■ What to work on:
Repeat exactly the lines from the start through the line with "0.5771 0.5772 0.5770", both ends included.

■ Data provided:
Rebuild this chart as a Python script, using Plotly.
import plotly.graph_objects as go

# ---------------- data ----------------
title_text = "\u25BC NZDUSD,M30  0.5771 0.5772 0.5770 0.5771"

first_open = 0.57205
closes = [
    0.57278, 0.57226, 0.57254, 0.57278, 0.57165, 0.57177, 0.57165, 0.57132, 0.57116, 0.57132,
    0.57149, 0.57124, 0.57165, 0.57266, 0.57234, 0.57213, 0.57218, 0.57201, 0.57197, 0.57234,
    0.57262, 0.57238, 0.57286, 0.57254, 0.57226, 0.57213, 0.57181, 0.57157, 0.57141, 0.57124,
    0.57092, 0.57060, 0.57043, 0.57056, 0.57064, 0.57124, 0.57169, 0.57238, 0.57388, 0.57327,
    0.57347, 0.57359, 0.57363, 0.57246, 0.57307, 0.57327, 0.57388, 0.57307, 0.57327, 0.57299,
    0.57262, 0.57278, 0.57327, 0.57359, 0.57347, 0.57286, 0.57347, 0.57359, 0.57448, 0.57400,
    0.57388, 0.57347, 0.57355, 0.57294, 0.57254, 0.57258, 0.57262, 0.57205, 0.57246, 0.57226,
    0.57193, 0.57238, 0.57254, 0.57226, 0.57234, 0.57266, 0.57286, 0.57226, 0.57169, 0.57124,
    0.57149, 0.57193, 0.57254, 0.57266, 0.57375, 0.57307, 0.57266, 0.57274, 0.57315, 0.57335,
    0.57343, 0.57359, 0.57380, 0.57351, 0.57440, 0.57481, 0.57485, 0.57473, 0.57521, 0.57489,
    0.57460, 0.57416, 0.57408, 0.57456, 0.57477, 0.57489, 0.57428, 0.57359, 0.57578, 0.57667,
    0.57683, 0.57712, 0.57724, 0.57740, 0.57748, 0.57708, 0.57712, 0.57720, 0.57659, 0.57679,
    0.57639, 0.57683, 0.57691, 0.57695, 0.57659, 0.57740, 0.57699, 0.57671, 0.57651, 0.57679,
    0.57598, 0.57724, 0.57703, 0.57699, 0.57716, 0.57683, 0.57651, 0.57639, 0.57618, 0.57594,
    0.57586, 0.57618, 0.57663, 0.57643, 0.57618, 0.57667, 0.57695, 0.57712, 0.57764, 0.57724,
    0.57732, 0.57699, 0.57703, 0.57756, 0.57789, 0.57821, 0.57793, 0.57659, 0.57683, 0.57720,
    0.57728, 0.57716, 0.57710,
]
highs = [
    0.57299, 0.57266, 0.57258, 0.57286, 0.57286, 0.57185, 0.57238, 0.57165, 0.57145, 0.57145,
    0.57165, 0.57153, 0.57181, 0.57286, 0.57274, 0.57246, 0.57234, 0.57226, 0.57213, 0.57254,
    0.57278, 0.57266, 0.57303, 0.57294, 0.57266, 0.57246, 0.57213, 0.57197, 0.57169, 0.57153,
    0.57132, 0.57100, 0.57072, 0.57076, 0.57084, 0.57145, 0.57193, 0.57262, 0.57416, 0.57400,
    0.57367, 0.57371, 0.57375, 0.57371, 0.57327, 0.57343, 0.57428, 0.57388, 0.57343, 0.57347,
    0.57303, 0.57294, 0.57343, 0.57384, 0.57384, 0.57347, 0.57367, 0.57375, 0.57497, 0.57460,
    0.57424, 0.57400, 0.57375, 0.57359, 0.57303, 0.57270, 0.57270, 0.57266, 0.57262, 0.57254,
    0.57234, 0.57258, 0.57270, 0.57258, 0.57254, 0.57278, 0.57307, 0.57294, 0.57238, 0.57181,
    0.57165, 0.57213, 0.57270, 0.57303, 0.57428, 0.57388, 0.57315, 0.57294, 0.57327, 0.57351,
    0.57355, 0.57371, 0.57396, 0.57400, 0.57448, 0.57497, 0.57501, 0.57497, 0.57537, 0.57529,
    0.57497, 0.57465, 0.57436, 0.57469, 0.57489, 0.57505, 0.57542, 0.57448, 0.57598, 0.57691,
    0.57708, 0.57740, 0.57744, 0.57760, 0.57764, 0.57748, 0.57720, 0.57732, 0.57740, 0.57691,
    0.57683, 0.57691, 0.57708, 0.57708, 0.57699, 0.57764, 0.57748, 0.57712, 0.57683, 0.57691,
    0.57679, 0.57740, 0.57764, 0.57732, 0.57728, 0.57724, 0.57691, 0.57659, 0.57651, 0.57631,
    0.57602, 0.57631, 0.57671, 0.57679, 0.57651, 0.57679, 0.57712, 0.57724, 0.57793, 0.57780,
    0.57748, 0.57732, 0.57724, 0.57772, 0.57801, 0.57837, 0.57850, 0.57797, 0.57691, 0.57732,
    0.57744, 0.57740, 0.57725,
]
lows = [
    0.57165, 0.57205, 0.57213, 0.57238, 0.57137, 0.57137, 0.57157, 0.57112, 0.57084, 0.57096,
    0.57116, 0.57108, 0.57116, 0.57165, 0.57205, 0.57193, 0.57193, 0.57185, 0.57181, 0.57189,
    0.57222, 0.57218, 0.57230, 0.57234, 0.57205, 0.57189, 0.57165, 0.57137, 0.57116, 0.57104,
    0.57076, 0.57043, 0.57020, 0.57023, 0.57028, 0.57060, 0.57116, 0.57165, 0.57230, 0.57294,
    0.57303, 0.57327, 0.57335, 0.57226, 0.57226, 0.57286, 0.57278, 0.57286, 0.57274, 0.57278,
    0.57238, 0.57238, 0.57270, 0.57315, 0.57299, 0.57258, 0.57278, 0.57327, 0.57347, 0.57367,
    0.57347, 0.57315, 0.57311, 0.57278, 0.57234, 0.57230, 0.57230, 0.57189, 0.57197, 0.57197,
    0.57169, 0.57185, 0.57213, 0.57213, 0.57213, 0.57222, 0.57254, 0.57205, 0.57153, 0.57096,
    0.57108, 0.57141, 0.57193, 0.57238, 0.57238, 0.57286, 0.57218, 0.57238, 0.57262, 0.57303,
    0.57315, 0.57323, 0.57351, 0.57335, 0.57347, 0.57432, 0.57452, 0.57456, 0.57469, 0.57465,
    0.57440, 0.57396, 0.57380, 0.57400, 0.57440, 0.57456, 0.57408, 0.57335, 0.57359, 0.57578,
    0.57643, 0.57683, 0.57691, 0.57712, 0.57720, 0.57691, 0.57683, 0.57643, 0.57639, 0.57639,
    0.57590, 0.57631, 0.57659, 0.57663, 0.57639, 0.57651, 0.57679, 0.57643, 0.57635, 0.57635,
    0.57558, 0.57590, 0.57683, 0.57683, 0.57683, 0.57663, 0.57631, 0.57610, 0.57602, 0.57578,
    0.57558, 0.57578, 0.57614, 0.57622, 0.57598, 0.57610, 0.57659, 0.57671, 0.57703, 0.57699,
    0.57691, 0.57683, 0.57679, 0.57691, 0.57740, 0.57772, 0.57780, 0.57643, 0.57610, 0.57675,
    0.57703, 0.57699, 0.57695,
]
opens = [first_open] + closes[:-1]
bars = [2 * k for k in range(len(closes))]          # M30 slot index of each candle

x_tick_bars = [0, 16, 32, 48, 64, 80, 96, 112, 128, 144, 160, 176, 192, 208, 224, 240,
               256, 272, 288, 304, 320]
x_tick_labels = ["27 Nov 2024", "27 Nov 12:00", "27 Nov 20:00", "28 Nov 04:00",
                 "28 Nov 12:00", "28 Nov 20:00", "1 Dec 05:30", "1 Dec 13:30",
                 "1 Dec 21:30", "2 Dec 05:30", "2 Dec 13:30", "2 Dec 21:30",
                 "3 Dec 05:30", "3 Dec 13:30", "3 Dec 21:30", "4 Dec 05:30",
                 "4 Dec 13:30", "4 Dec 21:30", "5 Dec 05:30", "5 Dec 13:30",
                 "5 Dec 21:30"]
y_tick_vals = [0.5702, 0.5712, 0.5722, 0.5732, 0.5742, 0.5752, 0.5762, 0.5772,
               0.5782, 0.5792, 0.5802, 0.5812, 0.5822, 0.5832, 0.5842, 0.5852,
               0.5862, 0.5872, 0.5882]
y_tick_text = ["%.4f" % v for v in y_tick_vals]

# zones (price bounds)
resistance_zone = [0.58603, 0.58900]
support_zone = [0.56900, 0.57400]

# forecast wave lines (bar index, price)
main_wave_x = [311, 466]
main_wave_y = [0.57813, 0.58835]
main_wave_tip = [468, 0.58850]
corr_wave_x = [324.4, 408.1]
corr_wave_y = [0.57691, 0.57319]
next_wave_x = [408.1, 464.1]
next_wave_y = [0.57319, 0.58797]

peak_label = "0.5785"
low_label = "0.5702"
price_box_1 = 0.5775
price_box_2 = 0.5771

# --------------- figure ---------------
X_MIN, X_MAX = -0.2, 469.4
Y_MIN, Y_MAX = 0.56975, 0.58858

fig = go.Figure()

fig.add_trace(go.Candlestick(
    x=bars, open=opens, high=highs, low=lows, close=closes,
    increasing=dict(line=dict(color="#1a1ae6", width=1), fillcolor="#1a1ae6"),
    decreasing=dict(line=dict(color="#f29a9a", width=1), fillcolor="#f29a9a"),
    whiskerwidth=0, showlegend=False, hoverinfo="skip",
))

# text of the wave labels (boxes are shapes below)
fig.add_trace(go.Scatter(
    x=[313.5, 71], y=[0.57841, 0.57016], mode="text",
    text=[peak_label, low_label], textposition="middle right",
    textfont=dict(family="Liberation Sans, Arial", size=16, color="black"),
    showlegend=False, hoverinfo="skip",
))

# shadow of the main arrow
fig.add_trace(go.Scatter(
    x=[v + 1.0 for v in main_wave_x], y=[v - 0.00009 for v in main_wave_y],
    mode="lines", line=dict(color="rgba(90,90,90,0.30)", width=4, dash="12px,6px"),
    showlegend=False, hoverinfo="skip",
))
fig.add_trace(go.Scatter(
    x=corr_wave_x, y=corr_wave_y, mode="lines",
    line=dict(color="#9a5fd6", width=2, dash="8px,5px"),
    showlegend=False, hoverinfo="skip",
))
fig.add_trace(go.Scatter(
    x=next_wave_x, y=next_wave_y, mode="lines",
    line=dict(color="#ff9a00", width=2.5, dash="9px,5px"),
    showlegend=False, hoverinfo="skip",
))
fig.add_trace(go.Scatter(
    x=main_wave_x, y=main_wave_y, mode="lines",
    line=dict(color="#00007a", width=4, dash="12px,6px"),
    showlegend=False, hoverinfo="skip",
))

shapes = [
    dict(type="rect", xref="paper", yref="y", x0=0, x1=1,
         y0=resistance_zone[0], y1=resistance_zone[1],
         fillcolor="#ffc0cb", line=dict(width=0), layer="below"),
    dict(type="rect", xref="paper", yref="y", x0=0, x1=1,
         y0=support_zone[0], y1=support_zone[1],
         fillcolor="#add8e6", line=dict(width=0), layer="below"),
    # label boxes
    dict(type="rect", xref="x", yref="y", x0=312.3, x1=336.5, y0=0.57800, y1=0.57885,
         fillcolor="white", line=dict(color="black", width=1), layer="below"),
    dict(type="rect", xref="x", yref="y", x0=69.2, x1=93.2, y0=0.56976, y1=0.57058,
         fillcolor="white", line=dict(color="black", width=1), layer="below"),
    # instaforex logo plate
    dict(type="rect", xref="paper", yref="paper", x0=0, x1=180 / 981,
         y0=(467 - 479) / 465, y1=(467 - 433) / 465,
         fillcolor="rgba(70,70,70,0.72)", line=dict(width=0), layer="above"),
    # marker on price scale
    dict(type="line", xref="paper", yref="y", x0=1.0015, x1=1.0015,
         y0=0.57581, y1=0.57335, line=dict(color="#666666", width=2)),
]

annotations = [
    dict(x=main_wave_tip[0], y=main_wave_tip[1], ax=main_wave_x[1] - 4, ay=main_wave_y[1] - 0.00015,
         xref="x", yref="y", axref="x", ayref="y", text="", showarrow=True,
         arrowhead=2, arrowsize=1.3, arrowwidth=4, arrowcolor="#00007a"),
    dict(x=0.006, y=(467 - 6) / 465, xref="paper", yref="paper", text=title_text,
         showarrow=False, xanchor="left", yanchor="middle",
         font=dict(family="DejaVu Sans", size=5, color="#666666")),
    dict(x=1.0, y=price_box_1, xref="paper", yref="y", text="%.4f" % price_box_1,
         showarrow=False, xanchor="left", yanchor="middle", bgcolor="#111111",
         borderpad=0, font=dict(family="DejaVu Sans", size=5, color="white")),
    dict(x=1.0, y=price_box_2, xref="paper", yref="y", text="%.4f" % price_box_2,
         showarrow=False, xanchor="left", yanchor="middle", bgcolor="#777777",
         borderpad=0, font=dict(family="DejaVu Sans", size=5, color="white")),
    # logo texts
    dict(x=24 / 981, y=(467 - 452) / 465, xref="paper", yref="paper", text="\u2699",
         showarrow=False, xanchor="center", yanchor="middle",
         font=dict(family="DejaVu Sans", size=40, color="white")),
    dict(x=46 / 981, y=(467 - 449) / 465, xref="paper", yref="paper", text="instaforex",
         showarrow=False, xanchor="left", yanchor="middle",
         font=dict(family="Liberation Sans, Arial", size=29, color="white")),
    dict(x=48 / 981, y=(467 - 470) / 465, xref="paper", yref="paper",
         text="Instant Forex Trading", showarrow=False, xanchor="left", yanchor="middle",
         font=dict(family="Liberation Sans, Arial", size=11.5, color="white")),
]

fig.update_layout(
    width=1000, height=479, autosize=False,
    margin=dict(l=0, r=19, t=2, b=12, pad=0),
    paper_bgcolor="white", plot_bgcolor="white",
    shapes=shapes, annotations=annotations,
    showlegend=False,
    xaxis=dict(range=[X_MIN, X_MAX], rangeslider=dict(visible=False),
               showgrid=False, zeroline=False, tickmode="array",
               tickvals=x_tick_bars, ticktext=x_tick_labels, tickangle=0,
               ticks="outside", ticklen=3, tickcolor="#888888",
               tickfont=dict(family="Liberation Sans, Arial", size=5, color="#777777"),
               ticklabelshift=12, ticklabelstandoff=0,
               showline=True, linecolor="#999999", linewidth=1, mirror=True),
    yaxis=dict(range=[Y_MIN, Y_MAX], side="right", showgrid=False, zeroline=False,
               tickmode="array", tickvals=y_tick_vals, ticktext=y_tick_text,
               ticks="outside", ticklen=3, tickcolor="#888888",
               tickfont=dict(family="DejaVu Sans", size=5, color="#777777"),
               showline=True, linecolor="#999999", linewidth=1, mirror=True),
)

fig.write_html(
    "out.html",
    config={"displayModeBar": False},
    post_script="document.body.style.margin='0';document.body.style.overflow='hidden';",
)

■ Solution to the problem:
Rebuild this chart as a Python script, using Plotly.
import plotly.graph_objects as go

# ---------------- data ----------------
title_text = "\u25BC NZDUSD,M30  0.5771 0.5772 0.5770 0.5771"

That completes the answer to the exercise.